Surra no presidente

Amigos, o Senado endoidou de vez. A baixaria continua solta. Os senadores Arthur Virgílio (PSDB-AM), ACM Neto (PFL-BA) e, estou pasmo, a senadora Heloísa Helena (PSOL-AL), por quem já expressei minha pública admiração, sentindo-se acuados por suposto grampo de telefones de seus familiares, subiram à tribuna da Casa para dizer que se isso fosse confirmado, estariam dispostos a “dar um surra no presidente Lula”. Primeiro foi o Virgílio. Animado com a bravata do valentão, o neto de Toninho Malvadeza aproveitou para abusar das palavras, ficando na ponta dos pés para alcançar o microfone e incitar violência ao vivo na TV, para todo o país. Na mesma onda, sob a desculpa fajuta de que “para defender a família eu viro uma onça e faço o que for necessário”, veio a minha querida Helena com um arroubo misto de destemor, destempero e deselegância.

É verdade que muitas vezes a gente tem vontade de dar uma surra em alguns políticos. Mas todos sabemos que se a gente começar a entrar por este caminho, vamos voltar ao tempo do “prendo e arrebento” da ditadura militar. Seria um tremendo retrocesso. Por mais que pareça o contrário, não há absolutamente nada, nem mesmo proteger a família, que justifique este palavreado e estes acessos tresloucados de valentia. Cheira mal. Cheira a uma truculência pré-civilização. Não cabe em uma sociedade democrática e livre. Se consideram-se perseguidos, podem reclamar, denunciar, ir à justiça, o que queiram. Mas dizer que vão dar uma surra em quem quer que seja é inadmissível. Até porque o ACMinho só conseguiria enfrentar alguém de igual para igual, do alto dos seus 1,60m com um revólver na mão. E seria bom que ele se
lembrasse que o seu vovô quase foi cassado há pouco tempo atrás justamente por ter grampeado e monitorado um casal de namorados, naquele episódio dos resultados de votação.
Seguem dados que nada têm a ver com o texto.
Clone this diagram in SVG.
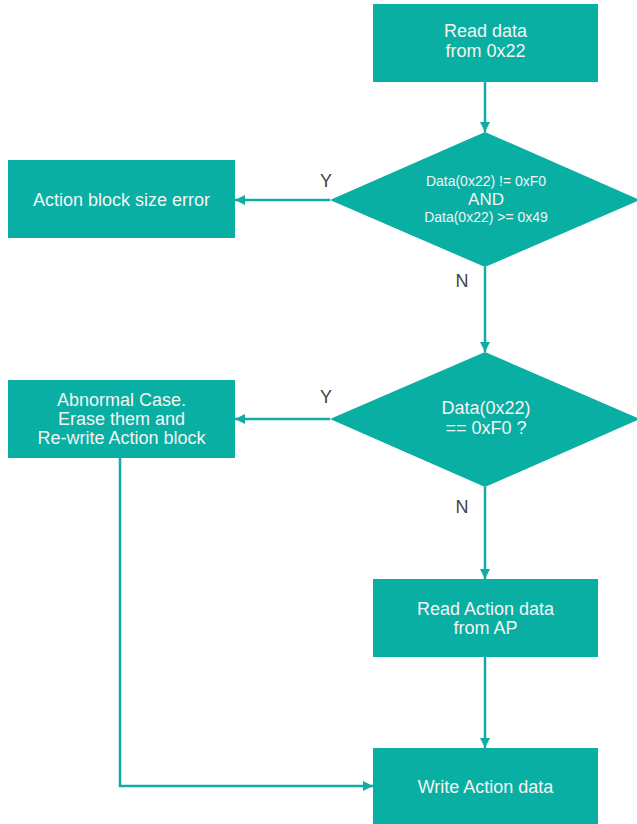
<svg xmlns="http://www.w3.org/2000/svg" width="637" height="824" viewBox="0 0 637 824">
  <style>
    .box { fill: #08AFA2; }
    .lbl { font-family: "Liberation Sans", Arial, sans-serif; font-size: 18px; fill: #F4F4F4; text-anchor: middle; }
    .sm { font-size: 14px; }
    .mid { font-size: 17px; }
    .yn { font-family: "Liberation Sans", Arial, sans-serif; font-size: 18px; fill: #444444; text-anchor: middle; }
    .edge { fill: none; stroke: #12ADA2; stroke-width: 2.5; }
  </style>
  <defs>
    <marker id="arrow" viewBox="0 0 10 10" refX="10" refY="5" markerWidth="10" markerHeight="10" markerUnits="userSpaceOnUse" orient="auto">
      <path d="M0,0 L10,5 L0,10 z" fill="#12ADA2"/>
    </marker>
  </defs>
  <rect width="637" height="824" fill="#FFFFFF"/>

  <g id="connectors">
    <line class="edge" x1="485" y1="82" x2="485" y2="132" marker-end="url(#arrow)"/>
    <line class="edge" x1="330" y1="200" x2="235" y2="200" marker-end="url(#arrow)"/>
    <line class="edge" x1="485" y1="267" x2="485" y2="352" marker-end="url(#arrow)"/>
    <line class="edge" x1="330" y1="419" x2="235" y2="419" marker-end="url(#arrow)"/>
    <line class="edge" x1="485" y1="487" x2="485" y2="579" marker-end="url(#arrow)"/>
    <line class="edge" x1="485" y1="657" x2="485" y2="748" marker-end="url(#arrow)"/>
    <polyline class="edge" points="120,458 120,786 373,786" marker-end="url(#arrow)"/>
    <text class="yn" x="326" y="187">Y</text>
    <text class="yn" x="462" y="287">N</text>
    <text class="yn" x="326" y="403">Y</text>
    <text class="yn" x="462" y="513">N</text>
  </g>

  <g id="read-data">
    <rect class="box" x="373" y="4" width="225" height="78"/>
    <text class="lbl" x="485.5" y="37">Read data</text>
    <text class="lbl" x="485.5" y="57">from 0x22</text>
  </g>

  <g id="check-size">
    <polygon class="box" points="485,132 640,200 485,267 330,200"/>
    <text class="lbl sm" x="486" y="186">Data(0x22) != 0xF0</text>
    <text class="lbl mid" x="486" y="205">AND</text>
    <text class="lbl sm" x="486" y="222">Data(0x22) &gt;= 0x49</text>
  </g>

  <g id="size-error">
    <rect class="box" x="8" y="160" width="227" height="78"/>
    <text class="lbl" x="121.5" y="206">Action block size error</text>
  </g>

  <g id="check-f0">
    <polygon class="box" points="485,352 640,419 485,487 330,419"/>
    <text class="lbl" x="486" y="414">Data(0x22)</text>
    <text class="lbl" x="486" y="434">== 0xF0 ?</text>
  </g>

  <g id="abnormal">
    <rect class="box" x="8" y="380" width="227" height="78"/>
    <text class="lbl" x="121.5" y="406">Abnormal Case.</text>
    <text class="lbl" x="121.5" y="425">Erase them and</text>
    <text class="lbl" x="121.5" y="444">Re-write Action block</text>
  </g>

  <g id="read-action">
    <rect class="box" x="373" y="579" width="225" height="78"/>
    <text class="lbl" x="485.5" y="615">Read Action data</text>
    <text class="lbl" x="485.5" y="634">from AP</text>
  </g>

  <g id="write-action">
    <rect class="box" x="373" y="748" width="225" height="80"/>
    <text class="lbl" x="485.5" y="793">Write Action data</text>
  </g>
</svg>
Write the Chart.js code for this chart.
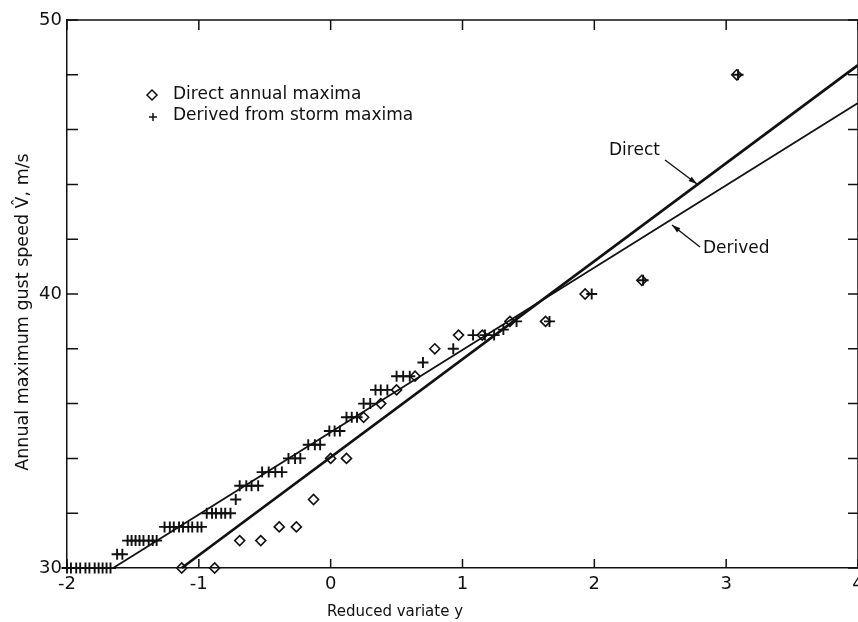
<!DOCTYPE html>
<html>
<head>
<meta charset="utf-8">
<script src="https://cdn.jsdelivr.net/npm/chart.js@4.4.1/dist/chart.umd.min.js"></script>
<style>
  html, body { margin: 0; padding: 0; background: #fff; overflow: hidden; }
  #wrap { position: relative; width: 858px; height: 622px; overflow: hidden; }
</style>
</head>
<body>
<div id="wrap"><canvas id="gust" width="900" height="622"></canvas></div>
<script>
const INK = "#111";
const FONT = "'DejaVu Sans', 'Liberation Sans', sans-serif";

// direct annual maxima (diamonds): reduced variate y, gust speed V (m/s)
const directY = [-1.13, -0.88, -0.69, -0.53, -0.39, -0.26, -0.13, 0.0, 0.12, 0.25, 0.38,
  0.5, 0.64, 0.79, 0.97, 1.15, 1.36, 1.63, 1.93, 2.36, 3.08];
const directV = [30, 30, 31, 31, 31.5, 31.5, 32.5, 34, 34, 35.5, 36,
  36.5, 37, 38, 38.5, 38.5, 39, 39, 40, 40.5, 48];

// derived from storm maxima (plus signs)
const derivedY = [
  -2.0, -1.97, -1.93, -1.9, -1.86, -1.83, -1.79, -1.76, -1.73, -1.7, -1.67,
  -1.62, -1.58,
  -1.54, -1.51, -1.48, -1.45, -1.42, -1.38, -1.35, -1.32,
  -1.26, -1.22, -1.19, -1.15, -1.12, -1.08, -1.05, -1.01, -0.98,
  -0.94, -0.9, -0.87, -0.83, -0.8, -0.76,
  -0.72,
  -0.69, -0.64, -0.6, -0.55,
  -0.52, -0.47, -0.42, -0.37,
  -0.32, -0.27, -0.23,
  -0.17, -0.12, -0.08,
  -0.01, 0.03, 0.07,
  0.12, 0.16, 0.2,
  0.25, 0.3,
  0.34, 0.38, 0.43,
  0.5, 0.55, 0.6,
  0.7, 0.93,
  1.08, 1.17, 1.24, 1.31,
  1.41, 1.66, 1.98, 2.37, 3.09];
const derivedV = [
  30, 30, 30, 30, 30, 30, 30, 30, 30, 30, 30,
  30.5, 30.5,
  31, 31, 31, 31, 31, 31, 31, 31,
  31.5, 31.5, 31.5, 31.5, 31.5, 31.5, 31.5, 31.5, 31.5,
  32, 32, 32, 32, 32, 32,
  32.5,
  33, 33, 33, 33,
  33.5, 33.5, 33.5, 33.5,
  34, 34, 34,
  34.5, 34.5, 34.5,
  35, 35, 35,
  35.5, 35.5, 35.5,
  36, 36,
  36.5, 36.5, 36.5,
  37, 37, 37,
  37.5, 38,
  38.5, 38.5, 38.5, 38.7,
  39, 39, 40, 40.5, 48];

// fitted lines
const directFitY = [-1.13, 4];
const directFitV = [30, 48.35];
const derivedFitY = [-1.65, 4];
const derivedFitV = [30, 46.97];

const xTickValues = [-2, -1, 0, 1, 2, 3, 4];
const yLabelValues = [30, 40, 50];
const yTickValues = [30, 32, 34, 36, 38, 40, 42, 44, 46, 48, 50];

const pts = (xs, ys) => xs.map((x, i) => ({ x: x, y: ys[i] }));

function arrow(ctx, x1, y1, x2, y2) {
  ctx.beginPath();
  ctx.moveTo(x1, y1);
  ctx.lineTo(x2, y2);
  ctx.stroke();
  const a = Math.atan2(y2 - y1, x2 - x1);
  ctx.beginPath();
  ctx.moveTo(x2, y2);
  ctx.lineTo(x2 - 9 * Math.cos(a - 0.3), y2 - 9 * Math.sin(a - 0.3));
  ctx.lineTo(x2 - 9 * Math.cos(a + 0.3), y2 - 9 * Math.sin(a + 0.3));
  ctx.closePath();
  ctx.fill();
}

const decorations = {
  id: "decorations",
  afterDraw(chart) {
    const { ctx, chartArea: area, scales } = chart;
    const xs = scales.x, ys = scales.y;
    ctx.save();
    ctx.strokeStyle = INK;
    ctx.fillStyle = INK;
    ctx.lineWidth = 1.5;

    // top and right frame
    ctx.beginPath();
    ctx.moveTo(area.left, area.top);
    ctx.lineTo(area.right, area.top);
    ctx.lineTo(area.right, area.bottom);
    ctx.stroke();

    // inward tick marks
    ctx.beginPath();
    yTickValues.forEach((v) => {
      const py = ys.getPixelForValue(v);
      ctx.moveTo(area.left, py); ctx.lineTo(area.left + 11, py);
      ctx.moveTo(area.right, py); ctx.lineTo(area.right - 10, py);
    });
    xTickValues.forEach((v) => {
      const px = xs.getPixelForValue(v);
      ctx.moveTo(px, area.bottom); ctx.lineTo(px, area.bottom - 9);
      ctx.moveTo(px, area.top); ctx.lineTo(px, area.top + 10);
    });
    ctx.stroke();

    // legend
    ctx.lineWidth = 1.5;
    ctx.beginPath();
    ctx.moveTo(152, 90); ctx.lineTo(157, 95); ctx.lineTo(152, 100); ctx.lineTo(147, 95);
    ctx.closePath();
    ctx.stroke();
    ctx.beginPath();
    ctx.moveTo(149, 117); ctx.lineTo(157, 117);
    ctx.moveTo(153, 113); ctx.lineTo(153, 121);
    ctx.stroke();
    ctx.font = "17px " + FONT;
    ctx.textBaseline = "middle";
    ctx.textAlign = "left";
    ctx.fillText("Direct annual maxima", 173, 95);
    ctx.fillText("Derived from storm maxima", 173, 116);

    // line labels
    ctx.fillText("Direct", 609, 151);
    ctx.fillText("Derived", 703, 249);
    ctx.lineWidth = 1.4;
    arrow(ctx, 665, 160, 697, 184);
    arrow(ctx, 700, 247, 672, 225);

    // axis titles
    ctx.textAlign = "center";
    ctx.font = "15px " + FONT;
    ctx.fillText("Reduced variate y", 395, 612);
    ctx.save();
    ctx.translate(23, 312);
    ctx.rotate(-Math.PI / 2);
    ctx.font = "17.5px " + FONT;
    ctx.fillText("Annual maximum gust speed V\u0302, m/s", 0, 0);
    ctx.restore();
    ctx.restore();
  },
};

new Chart(document.getElementById("gust"), {
  type: "scatter",
  data: {
    datasets: [
      {
        label: "Direct",
        data: pts(directFitY, directFitV),
        showLine: true,
        borderColor: INK,
        borderWidth: 2.8,
        pointRadius: 0,
        clip: false,
      },
      {
        label: "Derived",
        data: pts(derivedFitY, derivedFitV),
        showLine: true,
        borderColor: INK,
        borderWidth: 1.8,
        pointRadius: 0,
        clip: false,
      },
      {
        label: "Direct annual maxima",
        data: pts(directY, directV),
        pointStyle: "rectRot",
        pointRadius: 5,
        borderWidth: 1.6,
        borderColor: INK,
        backgroundColor: "rgba(255,255,255,0)",
        clip: false,
      },
      {
        label: "Derived from storm maxima",
        data: pts(derivedY, derivedV),
        pointStyle: "cross",
        pointRadius: 5.5,
        borderWidth: 1.9,
        borderColor: INK,
        clip: false,
      },
    ],
  },
  options: {
    responsive: false,
    animation: false,
    events: [],
    layout: { padding: { top: 20, right: 42, left: 0, bottom: 0 } },
    plugins: { legend: { display: false }, tooltip: { enabled: false } },
    scales: {
      x: {
        type: "linear",
        min: -2,
        max: 4,
        afterFit: (s) => { s.height = 54; },
        afterBuildTicks: (s) => { s.ticks = xTickValues.map((v) => ({ value: v })); },
        ticks: { color: INK, font: { family: FONT, size: 18 }, padding: 6, maxRotation: 0, autoSkip: false },
        grid: { display: false, drawTicks: false },
        border: { display: true, color: INK, width: 1.5 },
      },
      y: {
        type: "linear",
        min: 30,
        max: 50,
        afterFit: (s) => { s.width = 67; },
        afterBuildTicks: (s) => { s.ticks = yLabelValues.map((v) => ({ value: v })); },
        ticks: { color: INK, font: { family: FONT, size: 18 }, padding: 5, autoSkip: false },
        grid: { display: false, drawTicks: false },
        border: { display: true, color: INK, width: 1.5 },
      },
    },
  },
  plugins: [decorations],
});
</script>
</body>
</html>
Enfim, isto não é reprovável apenas pelo mau exemplo. O simples fato de ter havido tais declarações já torna os envolvidos passíveis de punição adequada. Não se pode desrespeitar uma autoridade constituída pela maioria da população, o chamado “principal mandatário da nação”. Não se pode colocar em risco a estabilidade de um país, atacando os postos de liderança constitucionalmente estabelecidos. Isto nos levaria ao caos. Não pense você que já chegamos ao caos. As coisas poderiam estar ainda muito piores, e estarão, caso nossas instituições sejam atacadas e desrespeitadas.

Não é questão de ser um desrespeito “a Lula”. Pouco importa quem está no cargo, o cargo precisa ser respeitado. Mesmo que fosse o Maluf, que lamentavelmente já está solto, colocando em risco a segurança da população de bem. É a regra do jogo. Se o presidente não age como deve, haverá os canais competentes para tirá-lo de lá. Falem em CPI, em impeachment, façam campanha para que ele não se reeleja. Mas falar em surra no presidente, além de injustificável, denuncia um certo nível de desespero, de necessidade de aparecer na mídia, de um comportamento completamente inadequado para alguém que, afinal, também é uma autoridade do país. Não fica bem.

Existem alguns que dizem que o Congresso Nacional é uma amostra da sociedade. Quer dizer, ao mandarmos para lá os representantes que escolhemos, refletimos nessa escolha os padrões de comportamento e de ideologia que o próprio povo tem. Assim, se existe corrupção no parlamento, é porque a sociedade é corrupta. Se existem acordos por baixo dos panos, é porque isso acontece também na sociedade civil. Se existe desrespeito à autoridade constituída, é porque o povo não respeita a autoridade. Sempre tive minhas restrições a este argumento, mas está cada dia mais difícil provar o contrário. A sociedade brasileira é, inegavelmente e para nossa vergonha, corrupta, imoral, indecente e desrespeitosa.

É por isso que a gente não pode acreditar ingenuamente que as coisas podem melhorar com as próximas eleições. Enquanto a massa não mudar de atitude, seus representantes continuarão a levá-las consigo para onde quer que forem.